Il segreto di tanta longevità? Non si conosce, ma ci sono alcune documentazioni dell’epoca che testimonierebbero la presenza a Napoli di Samuel Morse (l’inventore del primo telegrafo elettrico, nonché dell’alfabeto più utilizzato per le trasmissioni di quel tipo). L’inventore statunitense avrebbe potuto collaborare con gli esperti di Pietrarsa ad un brevetto segreto.

Ai primi collegamenti telegrafici terrestri tra Napoli, Caserta, Cancello e Maddaloni, ne seguirono molti altri: Capua, Nola, Torre Orlando, Terracina, Avellino, Ariano Irpino, Nola, Sarno, Nocera, Salerno, Lecce, L’Aquila, Pescara, Potenza e Reggio Calabria. Dal 1856 furono inaugurate le tratte sottomarine che collegavano Reggio Calabria, Messina, e Trapani.
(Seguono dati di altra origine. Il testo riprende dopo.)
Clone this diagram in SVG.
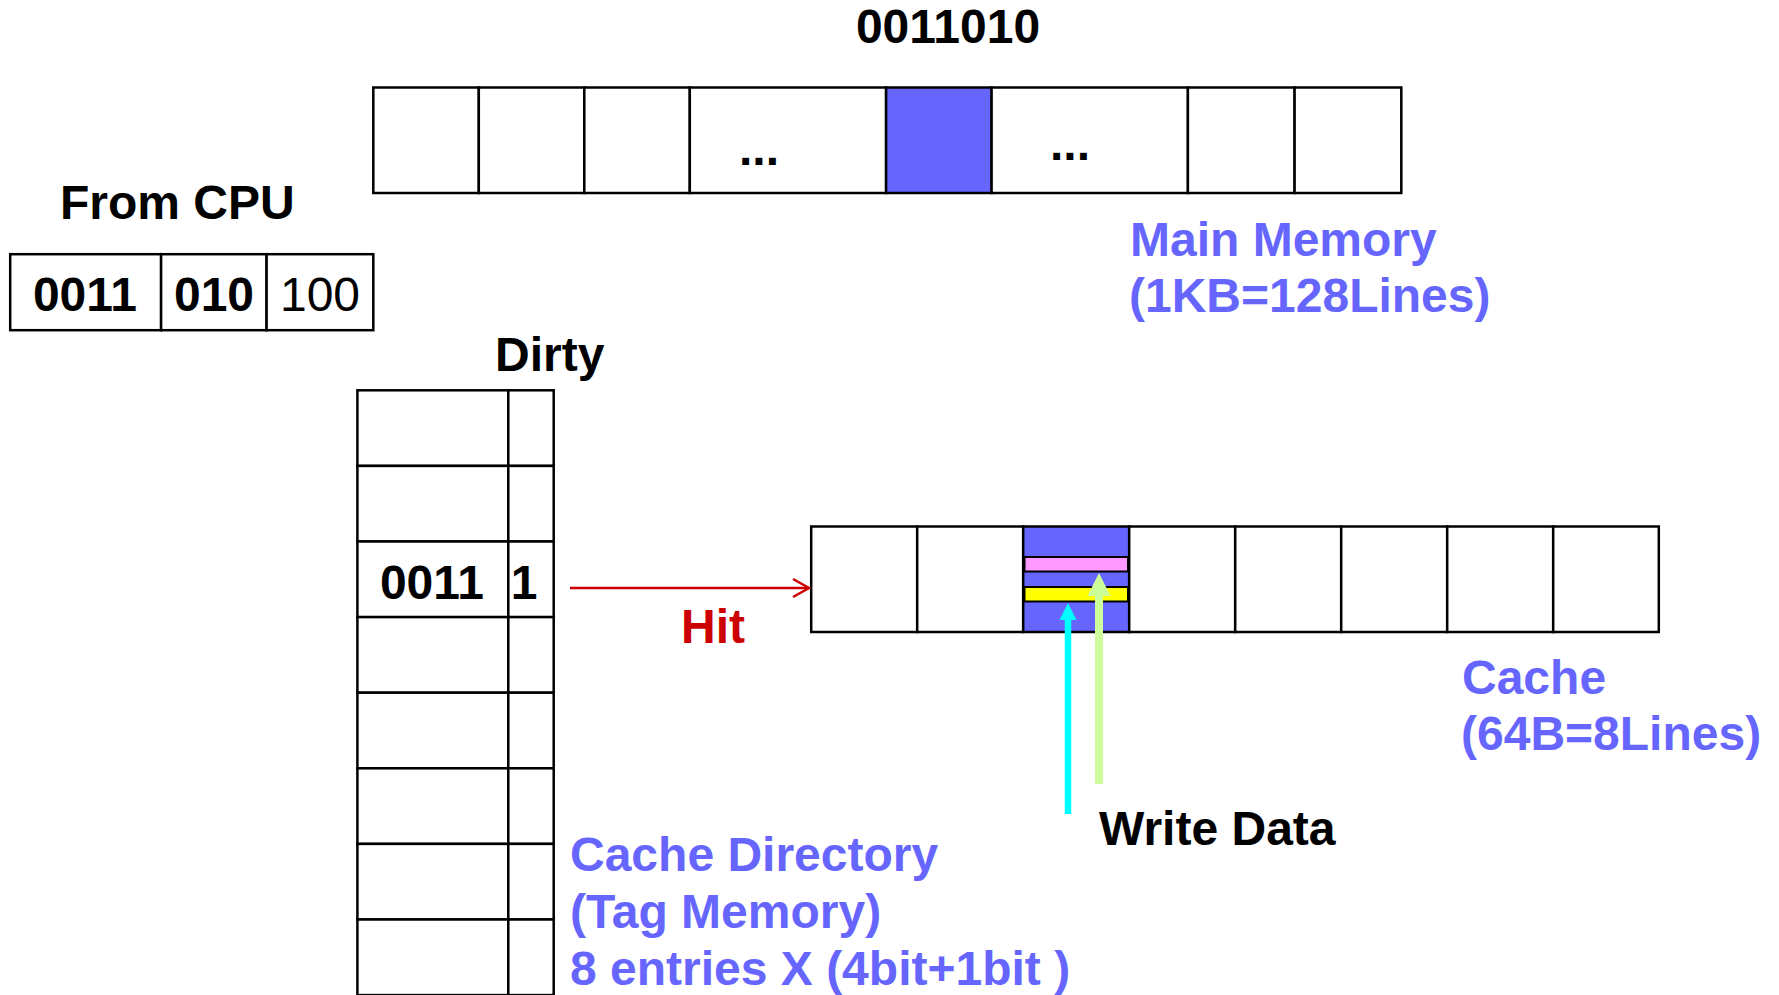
<svg xmlns="http://www.w3.org/2000/svg" width="1779" height="995" viewBox="0 0 1779 995">
<style>
text{font-family:"Liberation Sans",Arial,sans-serif;font-weight:bold;font-size:48px;fill:#000}
.blue{fill:#6666FF}
.red{fill:#CC0000}
.reg{font-weight:normal}
.cell{fill:#fff;stroke:#000;stroke-width:2.5}
.hl{fill:#6666FF;stroke:#000;stroke-width:2.5}
.mid{text-anchor:middle}
</style>
<rect width="1779" height="995" fill="#fff"/>

<g id="main-memory">
<text class="mid" x="948" y="43">0011010</text>
<rect class="cell" x="373.3" y="87.5" width="105.5" height="105.5"/>
<rect class="cell" x="478.8" y="87.5" width="105.5" height="105.5"/>
<rect class="cell" x="584.3" y="87.5" width="105.5" height="105.5"/>
<rect class="cell" x="689.8" y="87.5" width="196.3" height="105.5"/>
<rect class="hl" x="886.1" y="87.5" width="105.5" height="105.5"/>
<rect class="cell" x="991.6" y="87.5" width="196.3" height="105.5"/>
<rect class="cell" x="1187.9" y="87.5" width="106.7" height="105.5"/>
<rect class="cell" x="1294.6" y="87.5" width="106.7" height="105.5"/>
<text class="mid" x="759" y="165" font-size="50">...</text>
<text class="mid" x="1070" y="160" font-size="50">...</text>
<text class="blue" x="1130" y="256">Main Memory</text>
<text class="blue" x="1129" y="312">(1KB=128Lines)</text>
</g>

<g id="cpu-address">
<text x="60" y="219">From CPU</text>
<rect class="cell" x="10.2" y="254.2" width="150.9" height="76"/>
<rect class="cell" x="161.1" y="254.2" width="105.5" height="76"/>
<rect class="cell" x="266.6" y="254.2" width="106.7" height="76"/>
<text class="mid" x="85" y="311">0011</text>
<text class="mid" x="214" y="311">010</text>
<text class="mid reg" x="320" y="311">100</text>
</g>

<g id="tag-memory">
<text x="495" y="371">Dirty</text>
<g>
<rect class="cell" x="357.4" y="390.3" width="150.9" height="75.6"/>
<rect class="cell" x="508.3" y="390.3" width="45.4" height="75.6"/>
<rect class="cell" x="357.4" y="465.9" width="150.9" height="75.6"/>
<rect class="cell" x="508.3" y="465.9" width="45.4" height="75.6"/>
<rect class="cell" x="357.4" y="541.5" width="150.9" height="75.6"/>
<rect class="cell" x="508.3" y="541.5" width="45.4" height="75.6"/>
<rect class="cell" x="357.4" y="617.1" width="150.9" height="75.6"/>
<rect class="cell" x="508.3" y="617.1" width="45.4" height="75.6"/>
<rect class="cell" x="357.4" y="692.7" width="150.9" height="75.6"/>
<rect class="cell" x="508.3" y="692.7" width="45.4" height="75.6"/>
<rect class="cell" x="357.4" y="768.3" width="150.9" height="75.6"/>
<rect class="cell" x="508.3" y="768.3" width="45.4" height="75.6"/>
<rect class="cell" x="357.4" y="843.9" width="150.9" height="75.6"/>
<rect class="cell" x="508.3" y="843.9" width="45.4" height="75.6"/>
<rect class="cell" x="357.4" y="919.5" width="150.9" height="75.6"/>
<rect class="cell" x="508.3" y="919.5" width="45.4" height="75.6"/>
</g>
<text class="mid" x="432" y="599">0011</text>
<text class="mid" x="524" y="599">1</text>
<text class="blue" x="570" y="871">Cache Directory</text>
<text class="blue" x="570" y="928">(Tag Memory)</text>
<text class="blue" x="570" y="985">8 entries X (4bit+1bit )</text>
</g>

<g id="cache">
<rect class="cell" x="811.2" y="526.5" width="106" height="105.5"/>
<rect class="cell" x="917.2" y="526.5" width="106" height="105.5"/>
<rect class="hl" x="1023.2" y="526.5" width="106" height="105.5"/>
<rect x="1024.5" y="557" width="103.5" height="14.5" fill="#FF99FF" stroke="#000" stroke-width="2"/>
<rect x="1024.5" y="587" width="103.5" height="14.5" fill="#FFFF00" stroke="#000" stroke-width="2"/>
<rect class="cell" x="1129.2" y="526.5" width="106" height="105.5"/>
<rect class="cell" x="1235.2" y="526.5" width="106" height="105.5"/>
<rect class="cell" x="1341.2" y="526.5" width="106" height="105.5"/>
<rect class="cell" x="1447.2" y="526.5" width="106" height="105.5"/>
<rect class="cell" x="1553.2" y="526.5" width="105.6" height="105.5"/>
<text class="blue" x="1462" y="694">Cache</text>
<text class="blue" x="1461" y="750">(64B=8Lines)</text>
</g>

<g id="write-data">
<text x="1099" y="845">Write Data</text>
</g>

<g id="connectors">
<g id="hit">
<line x1="570" y1="588" x2="809" y2="588" stroke="#CC0000" stroke-width="2.5"/>
<polyline points="793,579 809,588 793,597" fill="none" stroke="#CC0000" stroke-width="2.5"/>
<text class="red" x="681" y="643">Hit</text>
</g>
<g id="cyan-arrow">
<line x1="1068" y1="814" x2="1068" y2="618" stroke="#00FFFF" stroke-width="6.5"/>
<polygon points="1068,603 1059.5,620 1076.5,620" fill="#00FFFF"/>
</g>
<g id="green-arrow">
<line x1="1099" y1="784" x2="1099" y2="594" stroke="#CCFF99" stroke-width="8"/>
<polygon points="1099,573 1087.5,596 1110.5,596" fill="#CCFF99"/>
</g>
</g>
</svg>
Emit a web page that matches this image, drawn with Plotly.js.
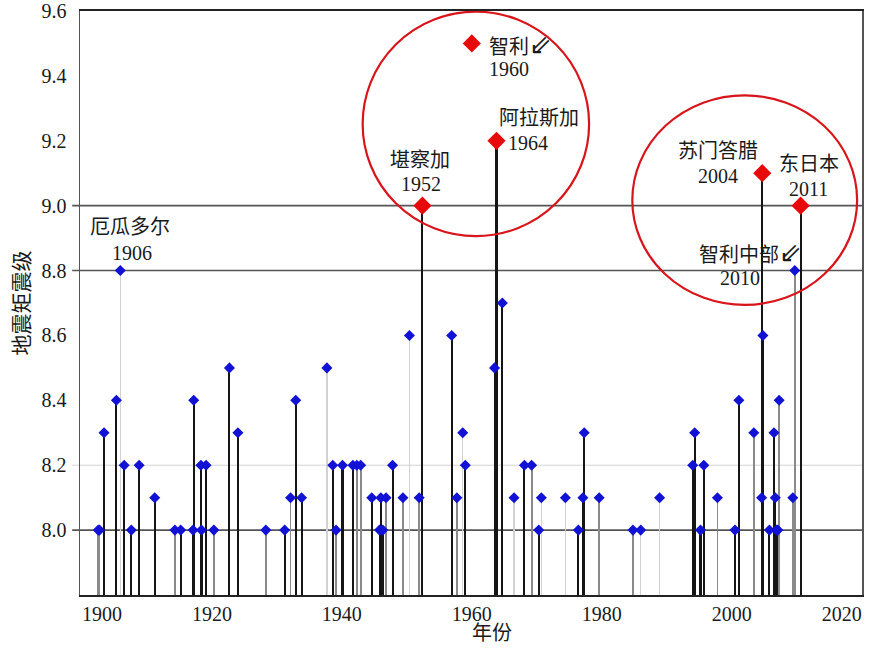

A differenza degli altri Stati italiani, il Regno delle Due Sicilie mantenne un personale rigorosamente autoctono, altamente qualificato per la gestione e la creazione dei propri impianti telegrafici. Altrove gli austriaci dovettero mandare i loro uomini per colmare le lacune professionali del Veneto, della Lombardia, del Piemonte, e persino della Toscana, che pure aveva visto un primo tentativo rudimentale di telegrafo elettrico, con qualche anno d’anticipo sul Regno delle Due Sicilie.

In anticipo sui tempi, il Regno Borbonico, anche riguardo la certificazione dell’identità del mittente. Il problema che assilla anche oggi internet, con le false identità a cui si cerca di porre un limite con trovate come la posta certificata o lo spid, era stato già affrontato e risolto qui al Sud obbligando chi inviava messaggi telegrafici a certificare la propria identità.